Anonymous 0 Comments

the issue people are not pointing out is that you dont know what charity that money is going towards.

it could go towards a charity entirely focussed around helping billionairs fund their third familys fourth yacht or that charity spends so much of its donations on its staff that barely anything actually goes towards its cause.

there’s some charities out there that for every dollar donated 98 cents goes directly towards what the chairty is working for. some have as low as 1cent per dollar and are effectively ways of funnelling money from one source to another.

its the reason I support a few specific charities and I dont support any more. because those charities do things I feel are good and actually spent their cash on those things.

its like…do McDonalds really need me to donate so they can help house people who’s kids have bad illnesses or can their fucking bottom line loose a percentage point and achive that same thing. (for what its worth I do like what the Mcdonalds charities do I just feel that a company that makes as much as they do can stand to spend some of that money doing the right thing instead of demanding I spend my own far more limited funds)

Anonymous 0 Comments

Something that rarely comes up when this question is asked is that the charity has a role to play. It’s up to the charity to be aware of where the donations are coming from and whether it’s actually out of the company’s pocket or if they ran a collection. If the latter, the charity legally can NOT issue a receipt,so there’s no tax break for the company. Period. So if the charity is doing its due diligence and following receipting laws, it’s a non-issue.

Source: I work at a charity and am responsible for receipting. I legally can’t issue receipts in these cases or it puts our charitable status in jeopardy.

Anonymous 0 Comments

So caveat that this was years ago, but I had a friend who managed a big supermarket and he said it was legit…kinda. If spent the $10, they would indeed spend the $10 on food.

The caveat was, the charity was run or beholden to the parent company of the store somehow. So, they’d buy a set $10 bag to donate to a local food bank…..made up of the highest profit margin items the store could cram into it. He said it *was* essentially like buying $10 worth of food and donating it to a local food bank, provided you just *coincidentally* bought some of the most profitable non-perishable items in the store.

If you’re going to give cash, for the love of God give it directly to the food bank. They get *almost nothing* in cash, and most of them have relationships with distributors to get *insane* deals on stuff that isn’t moving. They’ll get exactly what they need and way more of it if you just give to them directly.

[Edit]
Sounds like this is asking more about pass through cash donations? And it looks like that’s pretty well answered.

Anonymous 0 Comments

As many people have described, it is tax neutral for the company, but there are two other aspects of it that are not “neutral”.

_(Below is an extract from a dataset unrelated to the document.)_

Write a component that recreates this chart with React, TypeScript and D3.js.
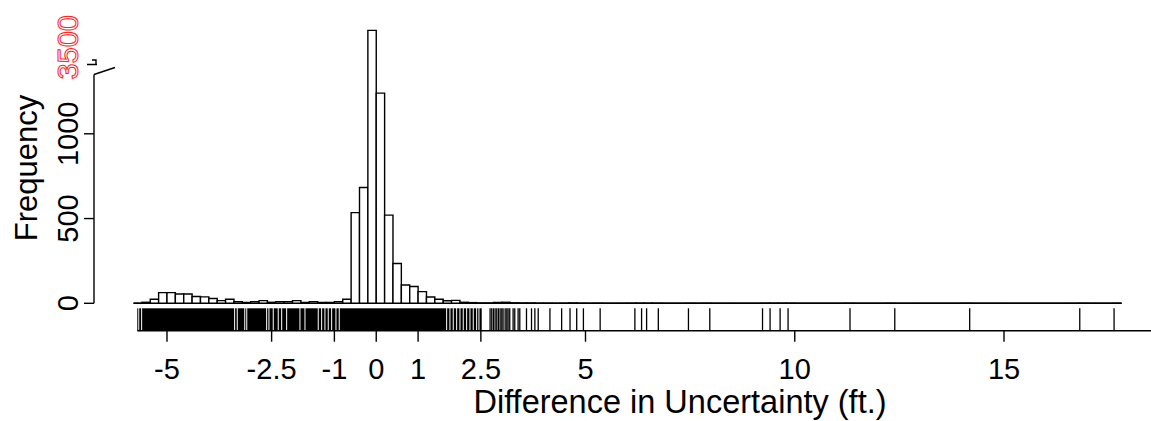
import React from "react";
import * as d3 from "d3";

// Histogram bin counts, 0.2 ft wide bins starting at -5.8 (last bin: 2.4 to 2.6)
const binStart = -5.8;
const binWidth = 0.2;
const headCounts = [
  0, 6, 24, 63, 63, 55, 55, 40, 38, 28, 16, 24, 10, 5, 10, 16, 6, 10, 10, 16,
  5, 10, 5, 5, 10, 24, 535, 683, 3600, 1240, 520, 235, 108, 99, 69, 37, 24, 15,
  17, 6, 4, 2,
];
const histEnd = 17.8;

// Individual rug ticks in the sparse upper tail
const tailValues = [
  2.72, 2.76, 2.8, 2.84, 2.88, 2.92, 2.96, 3.0, 3.03, 3.08, 3.12, 3.15, 3.19,
  3.27, 3.31, 3.39, 3.43, 3.59, 3.71, 3.79, 3.87, 4.15, 4.43, 4.63, 4.79, 4.95,
  5.35, 6.18, 6.34, 6.46, 6.74, 7.46, 7.97, 9.23, 9.41, 9.65, 9.84, 11.32,
  12.39, 14.18, 16.81, 17.63,
];

// Stretches where rug ticks overlap into solid coverage [from, to]
const rugBands: [number, number][] = [
  [-5.71, -5.687], [-5.663, -5.618], [-5.594, -3.396], [-3.372, -3.333],
  [-3.309, -3.154], [-3.13, -3.106], [-3.082, -2.631], [-2.607, -2.576],
  [-2.552, -2.473], [-2.449, -2.354], [-2.33, -2.272], [-2.248, -2.153],
  [-2.129, -1.835], [-1.811, -1.715], [-1.691, -1.398], [-1.374, -1.317],
  [-1.293, -1.238], [-1.214, -1.159], [-1.135, -1.078], [-1.054, -0.975],
  [-0.951, -0.896], [-0.872, 1.67], [1.694, 1.749], [1.773, 1.828],
  [1.852, 1.909], [1.933, 1.988], [2.012, 2.067], [2.091, 2.148],
  [2.172, 2.227], [2.251, 2.306], [2.33, 2.387], [2.411, 2.442],
  [2.466, 2.52],
];

const xTicks = [-5, -2.5, -1, 0, 1, 2.5, 5, 10, 15];
const xTickLabels = ["-5", "-2.5", "-1", "0", "1", "2.5", "5", "10", "15"];
const yTicks = [0, 500, 1000];
const yTickLabels = ["0", "500", "1000"];
const yUpperTick = 3500;
const yUpperLabel = "3500";
const gapFrom = 1350;
const gapTo = 3340;
const yTop = 3700;

const W = 1151;
const H = 421;
const FONT = "'Liberation Sans', Arial, Helvetica, sans-serif";

export default function App() {
  const x = d3.scaleLinear().domain([-6.744, 18.744]).range([94, 1160.7]);
  const k = 0.1695;
  const y0 = 303.3;
  const yBreak = y0 - gapFrom * k;
  const y = d3
    .scaleLinear()
    .domain([0, gapFrom, gapTo, yTop])
    .range([y0, yBreak, yBreak, yBreak - (yTop - gapTo) * k]);

  // bins: explicit head counts, tail bins counted from the tail observations
  const headEnd = binStart + headCounts.length * binWidth;
  const tailThresholds = d3.range(
    Math.round((histEnd - headEnd) / binWidth) + 1
  ).map((i) => +(headEnd + i * binWidth).toFixed(1));
  const tailBins = d3
    .bin()
    .domain([headEnd, histEnd])
    .thresholds(tailThresholds)(tailValues.filter((v) => v >= headEnd));
  const bars = [
    ...headCounts.map((c, i) => ({
      x0: binStart + i * binWidth,
      x1: binStart + (i + 1) * binWidth,
      count: c,
    })),
    ...tailBins.map((b) => ({ x0: b.x0 as number, x1: b.x1 as number, count: b.length })),
  ];

  const rugTop = 308.3;
  const rugBottom = 330.7;
  const axisY = 330.7;

  return (
    <svg
      width={W}
      height={H}
      style={{ position: "absolute", left: 0, top: 0, background: "#fff" }}
      fontFamily={FONT}
    >
      <rect width={W} height={H} fill="#fff" />

      {/* histogram */}
      <line
        x1={x(binStart)}
        x2={x(histEnd)}
        y1={y(0)}
        y2={y(0)}
        stroke="#000"
        strokeWidth={1.4}
      />
      {bars.map((b, i) => (
        <path
          key={i}
          d={`M${x(b.x0)},${y(0)}V${y(b.count)}H${x(b.x1)}V${y(0)}Z`}
          fill="#fff"
          stroke="#000"
          strokeWidth={1.4}
        />
      ))}

      {/* rug */}
      {rugBands.map(([a, b], i) => (
        <rect
          key={"band" + i}
          x={x(a)}
          width={Math.max(1, x(b) - x(a))}
          y={rugTop}
          height={rugBottom - rugTop}
          fill="#000"
        />
      ))}
      {tailValues.map((v, i) => (
        <line
          key={"rug" + i}
          x1={x(v)}
          x2={x(v)}
          y1={rugTop}
          y2={rugBottom}
          stroke="#000"
          strokeWidth={1.3}
        />
      ))}

      {/* x axis */}
      <line
        x1={x(rugBands[0][0])}
        x2={W}
        y1={axisY}
        y2={axisY}
        stroke="#000"
        strokeWidth={1.4}
      />
      {xTicks.map((t, i) => (
        <g key={"xt" + i}>
          <line
            x1={x(t)}
            x2={x(t)}
            y1={axisY}
            y2={axisY + 11}
            stroke="#000"
            strokeWidth={1.4}
          />
          <text x={x(t)} y={379} fontSize={29} textAnchor="middle" fill="#000">
            {xTickLabels[i]}
          </text>
        </g>
      ))}
      <text x={680} y={413} fontSize={32.5} textAnchor="middle" fill="#000">
        Difference in Uncertainty (ft.)
      </text>

      {/* y axis with break */}
      <line
        x1={94}
        x2={94}
        y1={y(0)}
        y2={y(gapFrom)}
        stroke="#000"
        strokeWidth={1.4}
      />
      <path
        d={`M94,${y(gapFrom)} L115,${y(gapFrom) - 7} M87,${y(gapFrom) - 10} L97,${y(gapFrom) - 10} M92,${y(gapFrom) - 14.5} L96,${y(gapFrom) - 14.5} L96,${y(gapFrom) - 10}`}
        fill="none"
        stroke="#000"
        strokeWidth={1.4}
      />
      {yTicks.map((t, i) => (
        <g key={"yt" + i}>
          <line x1={84} x2={94} y1={y(t)} y2={y(t)} stroke="#000" strokeWidth={1.4} />
          <text
            transform={`translate(78,${y(t)}) rotate(-90)`}
            fontSize={29}
            textAnchor="middle"
            fill="#000"
          >
            {yTickLabels[i]}
          </text>
        </g>
      ))}
      <text
        transform={`translate(78,${y(yUpperTick)}) rotate(-90)`}
        fontSize={29}
        textAnchor="middle"
        fill="#fff"
        stroke="#ff2020"
        strokeWidth={1}
      >
        {yUpperLabel}
      </text>
      <text
        transform={`translate(37,168) rotate(-90)`}
        fontSize={31}
        textAnchor="middle"
        fill="#000"
      >
        Frequency
      </text>
    </svg>
  );
}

First, the person donating doesn’t get a tax deductible donation (if they itemize). More annoying is company executives get recognition from the charity for “their” donations in the form of board seats, networking, reputation benefit, and sometimes other perks.

It’s a way of looking charitable with someone else’s money.

Anonymous 0 Comments

The company steals the money.

I used to run Red Nose Day charity drives for Walgreens, they advertise 90% of the donation goes to charity. But the truth is the company takes 10%, then uses about 50% to pay for all the merchandise and marketing it cost to run the drive. Then the remaining 40% goes to another company owned by Walgreens and they take half that as a “processing fee” and then a % to pay their employees.

(Also the board of Walgreens takes turns as CEO of this “other company” pocketing about 3 – 4 mil every year for themselves)

So for each dollar spent Walgreens takes 95 to 99 cents.

This is just Walgreens but I believe all the other companies do the exact same thing.

Anonymous 0 Comments

If you are patient enough and willing to save every stinking receipt you can claim it on your taxes too. Don’t know if it’s worth it but you can.

Anonymous 0 Comments

Companies get to keep .67 cents of every dollar for operations coast and only give .33 cents to stated charity. (source) Business classes.